→ Task prompt:
Determine how many lines of the entries contain "this". Reply with that number alone.

→ Data excerpts:
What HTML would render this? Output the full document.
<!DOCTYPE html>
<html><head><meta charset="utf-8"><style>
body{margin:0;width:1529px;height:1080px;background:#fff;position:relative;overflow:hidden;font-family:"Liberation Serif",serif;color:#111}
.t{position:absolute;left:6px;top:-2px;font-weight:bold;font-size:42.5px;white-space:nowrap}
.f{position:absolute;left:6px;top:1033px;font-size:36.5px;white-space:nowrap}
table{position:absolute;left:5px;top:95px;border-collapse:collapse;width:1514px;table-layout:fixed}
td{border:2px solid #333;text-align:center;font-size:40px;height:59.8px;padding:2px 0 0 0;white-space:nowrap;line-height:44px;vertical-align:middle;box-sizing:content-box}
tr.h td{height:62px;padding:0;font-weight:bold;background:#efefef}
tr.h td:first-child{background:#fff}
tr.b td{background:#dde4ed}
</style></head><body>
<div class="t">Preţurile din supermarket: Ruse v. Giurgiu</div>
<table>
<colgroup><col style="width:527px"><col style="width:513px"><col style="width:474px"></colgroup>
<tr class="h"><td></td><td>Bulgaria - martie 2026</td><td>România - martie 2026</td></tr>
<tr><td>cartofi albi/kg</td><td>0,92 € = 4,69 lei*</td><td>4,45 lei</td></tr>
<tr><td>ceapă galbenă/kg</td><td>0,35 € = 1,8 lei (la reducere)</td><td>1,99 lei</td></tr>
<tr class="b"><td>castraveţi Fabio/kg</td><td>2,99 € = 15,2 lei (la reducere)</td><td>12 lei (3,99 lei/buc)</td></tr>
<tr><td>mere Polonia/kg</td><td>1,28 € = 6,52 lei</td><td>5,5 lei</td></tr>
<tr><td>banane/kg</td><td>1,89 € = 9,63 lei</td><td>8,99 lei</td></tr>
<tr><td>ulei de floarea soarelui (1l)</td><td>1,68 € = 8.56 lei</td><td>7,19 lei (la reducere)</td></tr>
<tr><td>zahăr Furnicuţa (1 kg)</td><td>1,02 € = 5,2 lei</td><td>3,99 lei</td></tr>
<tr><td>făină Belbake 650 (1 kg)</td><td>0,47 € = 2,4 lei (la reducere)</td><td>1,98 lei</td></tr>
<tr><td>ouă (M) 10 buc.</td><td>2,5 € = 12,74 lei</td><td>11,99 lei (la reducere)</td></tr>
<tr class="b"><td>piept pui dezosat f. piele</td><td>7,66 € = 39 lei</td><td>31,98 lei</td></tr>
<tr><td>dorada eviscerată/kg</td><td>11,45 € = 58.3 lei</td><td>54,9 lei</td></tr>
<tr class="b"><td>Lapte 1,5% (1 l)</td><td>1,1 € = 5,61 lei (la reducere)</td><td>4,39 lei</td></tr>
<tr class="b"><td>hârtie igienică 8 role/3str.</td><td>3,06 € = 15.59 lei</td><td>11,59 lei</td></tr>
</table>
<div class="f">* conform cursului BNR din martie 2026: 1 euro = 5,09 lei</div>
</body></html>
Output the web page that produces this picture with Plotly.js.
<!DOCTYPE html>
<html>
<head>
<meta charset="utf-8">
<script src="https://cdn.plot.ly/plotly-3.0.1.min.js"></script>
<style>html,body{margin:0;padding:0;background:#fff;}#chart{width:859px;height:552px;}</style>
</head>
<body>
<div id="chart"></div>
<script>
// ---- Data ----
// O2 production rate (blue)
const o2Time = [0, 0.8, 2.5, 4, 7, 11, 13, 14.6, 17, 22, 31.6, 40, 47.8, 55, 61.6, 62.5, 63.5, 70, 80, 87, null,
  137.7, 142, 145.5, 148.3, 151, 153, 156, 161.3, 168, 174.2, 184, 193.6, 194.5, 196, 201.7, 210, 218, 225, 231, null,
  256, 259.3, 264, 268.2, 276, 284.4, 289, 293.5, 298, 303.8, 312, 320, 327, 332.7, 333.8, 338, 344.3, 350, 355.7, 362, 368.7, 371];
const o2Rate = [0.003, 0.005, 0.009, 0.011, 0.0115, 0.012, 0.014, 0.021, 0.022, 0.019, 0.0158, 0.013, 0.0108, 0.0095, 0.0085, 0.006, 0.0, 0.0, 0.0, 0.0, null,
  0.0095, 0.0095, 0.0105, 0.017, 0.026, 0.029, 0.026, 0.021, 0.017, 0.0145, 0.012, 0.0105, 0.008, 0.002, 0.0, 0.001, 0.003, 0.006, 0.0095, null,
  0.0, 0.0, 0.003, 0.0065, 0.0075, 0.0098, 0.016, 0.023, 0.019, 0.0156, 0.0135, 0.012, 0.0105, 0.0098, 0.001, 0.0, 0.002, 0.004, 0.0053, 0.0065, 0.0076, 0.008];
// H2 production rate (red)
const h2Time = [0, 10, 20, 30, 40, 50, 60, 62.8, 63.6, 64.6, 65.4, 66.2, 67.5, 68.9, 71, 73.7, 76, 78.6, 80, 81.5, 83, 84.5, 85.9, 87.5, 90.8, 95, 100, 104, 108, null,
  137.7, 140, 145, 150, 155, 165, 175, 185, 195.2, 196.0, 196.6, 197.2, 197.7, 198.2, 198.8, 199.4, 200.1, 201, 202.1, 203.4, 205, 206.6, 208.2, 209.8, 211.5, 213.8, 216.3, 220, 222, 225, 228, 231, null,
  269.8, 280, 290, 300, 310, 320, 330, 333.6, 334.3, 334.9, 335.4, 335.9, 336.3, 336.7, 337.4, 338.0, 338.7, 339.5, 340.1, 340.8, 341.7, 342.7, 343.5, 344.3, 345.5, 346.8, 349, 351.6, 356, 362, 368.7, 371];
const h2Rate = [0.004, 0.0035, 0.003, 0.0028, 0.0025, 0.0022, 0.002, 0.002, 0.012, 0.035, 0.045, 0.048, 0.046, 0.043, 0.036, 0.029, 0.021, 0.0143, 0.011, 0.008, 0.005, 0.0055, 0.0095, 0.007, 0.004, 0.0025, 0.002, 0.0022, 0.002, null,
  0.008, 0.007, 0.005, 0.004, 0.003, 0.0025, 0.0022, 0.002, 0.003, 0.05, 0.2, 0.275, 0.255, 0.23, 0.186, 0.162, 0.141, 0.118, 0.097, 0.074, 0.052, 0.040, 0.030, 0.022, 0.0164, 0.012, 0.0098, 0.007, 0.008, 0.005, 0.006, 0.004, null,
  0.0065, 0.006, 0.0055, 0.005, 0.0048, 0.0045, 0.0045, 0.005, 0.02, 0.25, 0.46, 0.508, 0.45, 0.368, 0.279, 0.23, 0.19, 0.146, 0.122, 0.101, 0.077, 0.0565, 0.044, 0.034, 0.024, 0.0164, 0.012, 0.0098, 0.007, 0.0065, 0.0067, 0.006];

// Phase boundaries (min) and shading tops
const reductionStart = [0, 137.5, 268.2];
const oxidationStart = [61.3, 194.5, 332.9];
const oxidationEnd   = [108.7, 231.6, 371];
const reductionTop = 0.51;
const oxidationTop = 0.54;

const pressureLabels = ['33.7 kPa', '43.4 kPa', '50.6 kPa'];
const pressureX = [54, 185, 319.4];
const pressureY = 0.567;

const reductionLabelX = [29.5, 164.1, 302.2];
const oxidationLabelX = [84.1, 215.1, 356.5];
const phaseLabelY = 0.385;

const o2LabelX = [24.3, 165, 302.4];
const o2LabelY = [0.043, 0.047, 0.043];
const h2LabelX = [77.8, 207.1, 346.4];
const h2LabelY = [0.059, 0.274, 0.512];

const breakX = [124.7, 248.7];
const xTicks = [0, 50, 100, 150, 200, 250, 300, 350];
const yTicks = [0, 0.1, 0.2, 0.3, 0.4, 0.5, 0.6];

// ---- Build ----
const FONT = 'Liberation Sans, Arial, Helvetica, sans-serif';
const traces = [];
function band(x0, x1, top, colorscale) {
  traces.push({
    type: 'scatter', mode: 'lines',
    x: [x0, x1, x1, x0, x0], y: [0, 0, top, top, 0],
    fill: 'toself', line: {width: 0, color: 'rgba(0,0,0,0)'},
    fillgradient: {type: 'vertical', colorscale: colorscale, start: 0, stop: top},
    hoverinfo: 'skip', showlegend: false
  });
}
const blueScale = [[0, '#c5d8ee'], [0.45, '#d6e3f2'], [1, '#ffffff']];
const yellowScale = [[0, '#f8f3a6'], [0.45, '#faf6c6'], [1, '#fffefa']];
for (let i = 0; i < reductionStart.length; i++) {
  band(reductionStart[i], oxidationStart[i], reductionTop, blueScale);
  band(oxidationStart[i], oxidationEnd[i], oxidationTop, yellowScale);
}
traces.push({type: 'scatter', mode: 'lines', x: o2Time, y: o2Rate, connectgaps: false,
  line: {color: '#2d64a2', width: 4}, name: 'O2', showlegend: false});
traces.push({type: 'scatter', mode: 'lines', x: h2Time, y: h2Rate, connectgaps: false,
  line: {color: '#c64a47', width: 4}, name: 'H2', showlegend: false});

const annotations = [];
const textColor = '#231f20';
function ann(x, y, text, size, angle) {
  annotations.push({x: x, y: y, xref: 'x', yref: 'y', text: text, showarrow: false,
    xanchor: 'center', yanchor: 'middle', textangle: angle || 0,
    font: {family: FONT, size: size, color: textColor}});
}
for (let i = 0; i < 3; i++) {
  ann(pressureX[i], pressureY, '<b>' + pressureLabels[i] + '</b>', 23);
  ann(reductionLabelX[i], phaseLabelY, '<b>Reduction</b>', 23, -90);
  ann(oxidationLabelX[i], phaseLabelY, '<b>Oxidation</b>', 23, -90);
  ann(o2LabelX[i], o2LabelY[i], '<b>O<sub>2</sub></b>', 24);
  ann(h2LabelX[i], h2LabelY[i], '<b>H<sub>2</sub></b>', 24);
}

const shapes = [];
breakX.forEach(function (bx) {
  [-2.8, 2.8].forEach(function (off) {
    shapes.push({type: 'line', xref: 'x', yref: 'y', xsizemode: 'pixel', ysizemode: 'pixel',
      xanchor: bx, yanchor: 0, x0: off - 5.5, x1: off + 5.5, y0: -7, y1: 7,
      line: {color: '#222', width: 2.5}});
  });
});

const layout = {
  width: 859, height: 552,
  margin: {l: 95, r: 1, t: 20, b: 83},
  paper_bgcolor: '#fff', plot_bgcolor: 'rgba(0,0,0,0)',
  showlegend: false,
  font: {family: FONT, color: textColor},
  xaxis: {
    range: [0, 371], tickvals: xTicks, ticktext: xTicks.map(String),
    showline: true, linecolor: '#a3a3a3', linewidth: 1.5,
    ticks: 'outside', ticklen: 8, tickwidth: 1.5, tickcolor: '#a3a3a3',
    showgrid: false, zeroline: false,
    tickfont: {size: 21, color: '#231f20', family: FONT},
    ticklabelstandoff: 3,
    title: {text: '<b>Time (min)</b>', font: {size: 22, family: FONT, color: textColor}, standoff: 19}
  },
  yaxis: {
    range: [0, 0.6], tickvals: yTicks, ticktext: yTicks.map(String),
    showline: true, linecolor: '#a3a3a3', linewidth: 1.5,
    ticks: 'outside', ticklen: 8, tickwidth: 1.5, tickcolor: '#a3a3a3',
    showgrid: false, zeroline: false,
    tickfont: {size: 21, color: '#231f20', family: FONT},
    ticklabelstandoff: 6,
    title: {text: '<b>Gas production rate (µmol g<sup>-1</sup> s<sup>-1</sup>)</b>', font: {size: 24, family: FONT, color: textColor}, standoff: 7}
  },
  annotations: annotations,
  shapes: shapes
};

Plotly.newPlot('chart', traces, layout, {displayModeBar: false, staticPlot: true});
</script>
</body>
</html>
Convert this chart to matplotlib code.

→ Task answer:
3